Drop all images and give the records again exactly.
-- BEGIN --
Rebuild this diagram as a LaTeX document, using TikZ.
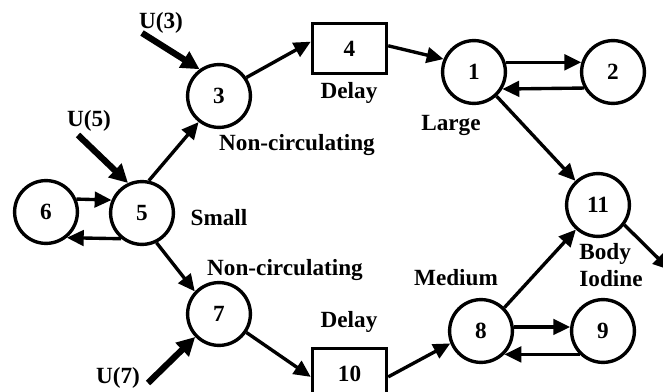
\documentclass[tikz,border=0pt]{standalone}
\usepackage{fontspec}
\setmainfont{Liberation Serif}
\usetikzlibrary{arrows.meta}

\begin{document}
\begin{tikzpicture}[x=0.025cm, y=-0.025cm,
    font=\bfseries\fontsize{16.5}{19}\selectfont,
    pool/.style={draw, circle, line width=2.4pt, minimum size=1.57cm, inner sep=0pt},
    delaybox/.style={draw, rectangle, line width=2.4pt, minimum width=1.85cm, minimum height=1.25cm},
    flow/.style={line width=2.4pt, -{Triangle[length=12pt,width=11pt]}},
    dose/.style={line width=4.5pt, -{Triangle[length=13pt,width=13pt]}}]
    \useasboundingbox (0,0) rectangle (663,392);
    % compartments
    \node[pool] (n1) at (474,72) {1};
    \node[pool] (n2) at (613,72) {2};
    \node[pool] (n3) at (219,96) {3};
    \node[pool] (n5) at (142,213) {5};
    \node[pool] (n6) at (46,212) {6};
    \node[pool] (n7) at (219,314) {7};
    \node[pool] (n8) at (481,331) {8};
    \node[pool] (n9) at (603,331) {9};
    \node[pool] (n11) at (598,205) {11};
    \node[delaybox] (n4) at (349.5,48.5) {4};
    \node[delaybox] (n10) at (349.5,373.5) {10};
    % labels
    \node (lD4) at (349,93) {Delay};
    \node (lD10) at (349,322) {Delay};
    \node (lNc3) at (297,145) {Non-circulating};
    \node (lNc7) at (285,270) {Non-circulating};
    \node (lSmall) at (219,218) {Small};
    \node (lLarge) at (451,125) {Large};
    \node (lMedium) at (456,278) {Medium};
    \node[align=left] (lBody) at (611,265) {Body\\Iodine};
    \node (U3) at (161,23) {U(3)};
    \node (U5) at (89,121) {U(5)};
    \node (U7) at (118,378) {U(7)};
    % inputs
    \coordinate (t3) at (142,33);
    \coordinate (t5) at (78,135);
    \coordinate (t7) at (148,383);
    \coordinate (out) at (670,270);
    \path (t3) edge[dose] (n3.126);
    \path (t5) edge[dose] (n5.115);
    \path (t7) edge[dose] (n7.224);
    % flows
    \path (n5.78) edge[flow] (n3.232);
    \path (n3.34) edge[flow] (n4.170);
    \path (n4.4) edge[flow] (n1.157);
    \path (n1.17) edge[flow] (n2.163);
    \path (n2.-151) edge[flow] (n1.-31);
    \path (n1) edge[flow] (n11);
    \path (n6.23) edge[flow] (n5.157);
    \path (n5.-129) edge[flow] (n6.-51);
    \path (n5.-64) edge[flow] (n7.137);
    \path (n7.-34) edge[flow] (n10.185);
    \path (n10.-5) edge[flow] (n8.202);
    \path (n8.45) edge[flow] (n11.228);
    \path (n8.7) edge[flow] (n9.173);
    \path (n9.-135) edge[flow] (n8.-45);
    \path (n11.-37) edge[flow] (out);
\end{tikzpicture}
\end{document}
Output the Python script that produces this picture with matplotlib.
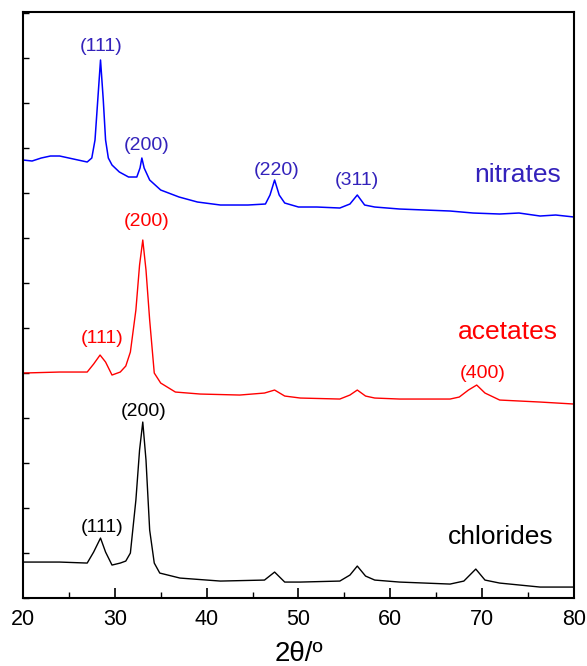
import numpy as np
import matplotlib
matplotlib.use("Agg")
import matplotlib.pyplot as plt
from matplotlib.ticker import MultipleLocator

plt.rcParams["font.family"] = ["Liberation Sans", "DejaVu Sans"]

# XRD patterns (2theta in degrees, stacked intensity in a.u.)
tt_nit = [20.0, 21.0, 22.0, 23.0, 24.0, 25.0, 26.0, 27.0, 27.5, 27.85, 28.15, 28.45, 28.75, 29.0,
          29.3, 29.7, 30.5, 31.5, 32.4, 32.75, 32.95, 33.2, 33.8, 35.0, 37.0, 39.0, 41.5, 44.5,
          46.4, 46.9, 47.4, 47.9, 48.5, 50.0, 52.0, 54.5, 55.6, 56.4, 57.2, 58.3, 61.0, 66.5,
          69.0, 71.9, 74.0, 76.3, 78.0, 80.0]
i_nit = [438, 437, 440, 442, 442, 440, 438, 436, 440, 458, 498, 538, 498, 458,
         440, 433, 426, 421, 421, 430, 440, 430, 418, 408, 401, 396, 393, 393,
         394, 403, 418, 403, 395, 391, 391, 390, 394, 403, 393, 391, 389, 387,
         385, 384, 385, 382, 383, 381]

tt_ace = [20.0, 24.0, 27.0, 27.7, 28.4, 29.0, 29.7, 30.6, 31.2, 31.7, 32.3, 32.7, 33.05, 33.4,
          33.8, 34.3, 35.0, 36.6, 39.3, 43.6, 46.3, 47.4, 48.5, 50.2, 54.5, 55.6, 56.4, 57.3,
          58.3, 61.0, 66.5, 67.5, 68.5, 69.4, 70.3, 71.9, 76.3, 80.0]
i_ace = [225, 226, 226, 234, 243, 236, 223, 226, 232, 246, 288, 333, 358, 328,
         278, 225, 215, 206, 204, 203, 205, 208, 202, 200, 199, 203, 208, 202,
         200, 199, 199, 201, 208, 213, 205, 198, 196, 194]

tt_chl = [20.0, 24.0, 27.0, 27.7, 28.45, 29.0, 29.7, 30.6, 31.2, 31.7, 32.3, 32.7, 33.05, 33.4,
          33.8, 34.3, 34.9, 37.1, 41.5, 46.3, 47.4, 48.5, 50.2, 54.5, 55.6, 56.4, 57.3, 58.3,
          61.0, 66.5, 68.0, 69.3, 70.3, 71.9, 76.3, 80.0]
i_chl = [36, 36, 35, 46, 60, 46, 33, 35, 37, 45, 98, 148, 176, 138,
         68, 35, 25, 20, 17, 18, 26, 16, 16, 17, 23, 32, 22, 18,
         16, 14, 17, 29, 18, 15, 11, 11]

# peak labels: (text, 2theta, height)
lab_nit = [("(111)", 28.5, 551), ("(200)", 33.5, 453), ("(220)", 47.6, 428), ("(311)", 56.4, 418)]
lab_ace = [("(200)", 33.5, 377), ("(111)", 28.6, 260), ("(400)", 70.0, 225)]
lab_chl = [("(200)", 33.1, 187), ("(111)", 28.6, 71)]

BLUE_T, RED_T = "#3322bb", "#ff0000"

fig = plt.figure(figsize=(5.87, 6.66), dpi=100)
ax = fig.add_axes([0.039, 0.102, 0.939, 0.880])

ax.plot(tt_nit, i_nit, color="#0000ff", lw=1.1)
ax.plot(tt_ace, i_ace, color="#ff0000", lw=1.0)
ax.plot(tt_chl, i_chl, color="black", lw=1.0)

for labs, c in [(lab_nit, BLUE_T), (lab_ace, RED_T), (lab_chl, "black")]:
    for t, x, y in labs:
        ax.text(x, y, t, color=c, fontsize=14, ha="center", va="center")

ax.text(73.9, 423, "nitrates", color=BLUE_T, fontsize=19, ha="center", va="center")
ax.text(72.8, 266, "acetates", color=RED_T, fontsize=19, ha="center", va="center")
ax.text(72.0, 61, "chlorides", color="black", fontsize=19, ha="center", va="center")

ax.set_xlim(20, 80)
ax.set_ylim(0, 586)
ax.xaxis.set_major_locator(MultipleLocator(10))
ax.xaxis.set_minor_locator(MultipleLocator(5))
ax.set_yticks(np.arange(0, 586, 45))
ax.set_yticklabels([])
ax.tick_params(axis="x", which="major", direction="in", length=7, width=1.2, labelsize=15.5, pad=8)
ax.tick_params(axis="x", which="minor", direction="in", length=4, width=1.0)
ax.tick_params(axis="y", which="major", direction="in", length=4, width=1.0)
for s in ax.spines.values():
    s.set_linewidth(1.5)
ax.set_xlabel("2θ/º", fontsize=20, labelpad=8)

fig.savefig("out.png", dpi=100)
-- END --
▶ IN RESPONSE:
Rebuild this diagram as a LaTeX document, using TikZ.
\documentclass[tikz,border=0pt]{standalone}
\usepackage{fontspec}
\setmainfont{Liberation Serif}
\usetikzlibrary{arrows.meta}

\begin{document}
\begin{tikzpicture}[x=0.025cm, y=-0.025cm,
    font=\bfseries\fontsize{16.5}{19}\selectfont,
    pool/.style={draw, circle, line width=2.4pt, minimum size=1.57cm, inner sep=0pt},
    delaybox/.style={draw, rectangle, line width=2.4pt, minimum width=1.85cm, minimum height=1.25cm},
    flow/.style={line width=2.4pt, -{Triangle[length=12pt,width=11pt]}},
    dose/.style={line width=4.5pt, -{Triangle[length=13pt,width=13pt]}}]
    \useasboundingbox (0,0) rectangle (663,392);
    % compartments
    \node[pool] (n1) at (474,72) {1};
    \node[pool] (n2) at (613,72) {2};
    \node[pool] (n3) at (219,96) {3};
    \node[pool] (n5) at (142,213) {5};
    \node[pool] (n6) at (46,212) {6};
    \node[pool] (n7) at (219,314) {7};
    \node[pool] (n8) at (481,331) {8};
    \node[pool] (n9) at (603,331) {9};
    \node[pool] (n11) at (598,205) {11};
    \node[delaybox] (n4) at (349.5,48.5) {4};
    \node[delaybox] (n10) at (349.5,373.5) {10};
    % labels
    \node (lD4) at (349,93) {Delay};
    \node (lD10) at (349,322) {Delay};
    \node (lNc3) at (297,145) {Non-circulating};
    \node (lNc7) at (285,270) {Non-circulating};
    \node (lSmall) at (219,218) {Small};
    \node (lLarge) at (451,125) {Large};
    \node (lMedium) at (456,278) {Medium};
    \node[align=left] (lBody) at (611,265) {Body\\Iodine};
    \node (U3) at (161,23) {U(3)};
    \node (U5) at (89,121) {U(5)};
    \node (U7) at (118,378) {U(7)};
    % inputs
    \coordinate (t3) at (142,33);
    \coordinate (t5) at (78,135);
    \coordinate (t7) at (148,383);
    \coordinate (out) at (670,270);
    \path (t3) edge[dose] (n3.126);
    \path (t5) edge[dose] (n5.115);
    \path (t7) edge[dose] (n7.224);
    % flows
    \path (n5.78) edge[flow] (n3.232);
    \path (n3.34) edge[flow] (n4.170);
    \path (n4.4) edge[flow] (n1.157);
    \path (n1.17) edge[flow] (n2.163);
    \path (n2.-151) edge[flow] (n1.-31);
    \path (n1) edge[flow] (n11);
    \path (n6.23) edge[flow] (n5.157);
    \path (n5.-129) edge[flow] (n6.-51);
    \path (n5.-64) edge[flow] (n7.137);
    \path (n7.-34) edge[flow] (n10.185);
    \path (n10.-5) edge[flow] (n8.202);
    \path (n8.45) edge[flow] (n11.228);
    \path (n8.7) edge[flow] (n9.173);
    \path (n9.-135) edge[flow] (n8.-45);
    \path (n11.-37) edge[flow] (out);
\end{tikzpicture}
\end{document}
Output the Python script that produces this picture with matplotlib.
import numpy as np
import matplotlib
matplotlib.use("Agg")
import matplotlib.pyplot as plt
from matplotlib.ticker import MultipleLocator

plt.rcParams["font.family"] = ["Liberation Sans", "DejaVu Sans"]

# XRD patterns (2theta in degrees, stacked intensity in a.u.)
tt_nit = [20.0, 21.0, 22.0, 23.0, 24.0, 25.0, 26.0, 27.0, 27.5, 27.85, 28.15, 28.45, 28.75, 29.0,
          29.3, 29.7, 30.5, 31.5, 32.4, 32.75, 32.95, 33.2, 33.8, 35.0, 37.0, 39.0, 41.5, 44.5,
          46.4, 46.9, 47.4, 47.9, 48.5, 50.0, 52.0, 54.5, 55.6, 56.4, 57.2, 58.3, 61.0, 66.5,
          69.0, 71.9, 74.0, 76.3, 78.0, 80.0]
i_nit = [438, 437, 440, 442, 442, 440, 438, 436, 440, 458, 498, 538, 498, 458,
         440, 433, 426, 421, 421, 430, 440, 430, 418, 408, 401, 396, 393, 393,
         394, 403, 418, 403, 395, 391, 391, 390, 394, 403, 393, 391, 389, 387,
         385, 384, 385, 382, 383, 381]

tt_ace = [20.0, 24.0, 27.0, 27.7, 28.4, 29.0, 29.7, 30.6, 31.2, 31.7, 32.3, 32.7, 33.05, 33.4,
          33.8, 34.3, 35.0, 36.6, 39.3, 43.6, 46.3, 47.4, 48.5, 50.2, 54.5, 55.6, 56.4, 57.3,
          58.3, 61.0, 66.5, 67.5, 68.5, 69.4, 70.3, 71.9, 76.3, 80.0]
i_ace = [225, 226, 226, 234, 243, 236, 223, 226, 232, 246, 288, 333, 358, 328,
         278, 225, 215, 206, 204, 203, 205, 208, 202, 200, 199, 203, 208, 202,
         200, 199, 199, 201, 208, 213, 205, 198, 196, 194]

tt_chl = [20.0, 24.0, 27.0, 27.7, 28.45, 29.0, 29.7, 30.6, 31.2, 31.7, 32.3, 32.7, 33.05, 33.4,
          33.8, 34.3, 34.9, 37.1, 41.5, 46.3, 47.4, 48.5, 50.2, 54.5, 55.6, 56.4, 57.3, 58.3,
          61.0, 66.5, 68.0, 69.3, 70.3, 71.9, 76.3, 80.0]
i_chl = [36, 36, 35, 46, 60, 46, 33, 35, 37, 45, 98, 148, 176, 138,
         68, 35, 25, 20, 17, 18, 26, 16, 16, 17, 23, 32, 22, 18,
         16, 14, 17, 29, 18, 15, 11, 11]

# peak labels: (text, 2theta, height)
lab_nit = [("(111)", 28.5, 551), ("(200)", 33.5, 453), ("(220)", 47.6, 428), ("(311)", 56.4, 418)]
lab_ace = [("(200)", 33.5, 377), ("(111)", 28.6, 260), ("(400)", 70.0, 225)]
lab_chl = [("(200)", 33.1, 187), ("(111)", 28.6, 71)]

BLUE_T, RED_T = "#3322bb", "#ff0000"

fig = plt.figure(figsize=(5.87, 6.66), dpi=100)
ax = fig.add_axes([0.039, 0.102, 0.939, 0.880])

ax.plot(tt_nit, i_nit, color="#0000ff", lw=1.1)
ax.plot(tt_ace, i_ace, color="#ff0000", lw=1.0)
ax.plot(tt_chl, i_chl, color="black", lw=1.0)

for labs, c in [(lab_nit, BLUE_T), (lab_ace, RED_T), (lab_chl, "black")]:
    for t, x, y in labs:
        ax.text(x, y, t, color=c, fontsize=14, ha="center", va="center")

ax.text(73.9, 423, "nitrates", color=BLUE_T, fontsize=19, ha="center", va="center")
ax.text(72.8, 266, "acetates", color=RED_T, fontsize=19, ha="center", va="center")
ax.text(72.0, 61, "chlorides", color="black", fontsize=19, ha="center", va="center")

ax.set_xlim(20, 80)
ax.set_ylim(0, 586)
ax.xaxis.set_major_locator(MultipleLocator(10))
ax.xaxis.set_minor_locator(MultipleLocator(5))
ax.set_yticks(np.arange(0, 586, 45))
ax.set_yticklabels([])
ax.tick_params(axis="x", which="major", direction="in", length=7, width=1.2, labelsize=15.5, pad=8)
ax.tick_params(axis="x", which="minor", direction="in", length=4, width=1.0)
ax.tick_params(axis="y", which="major", direction="in", length=4, width=1.0)
for s in ax.spines.values():
    s.set_linewidth(1.5)
ax.set_xlabel("2θ/º", fontsize=20, labelpad=8)

fig.savefig("out.png", dpi=100)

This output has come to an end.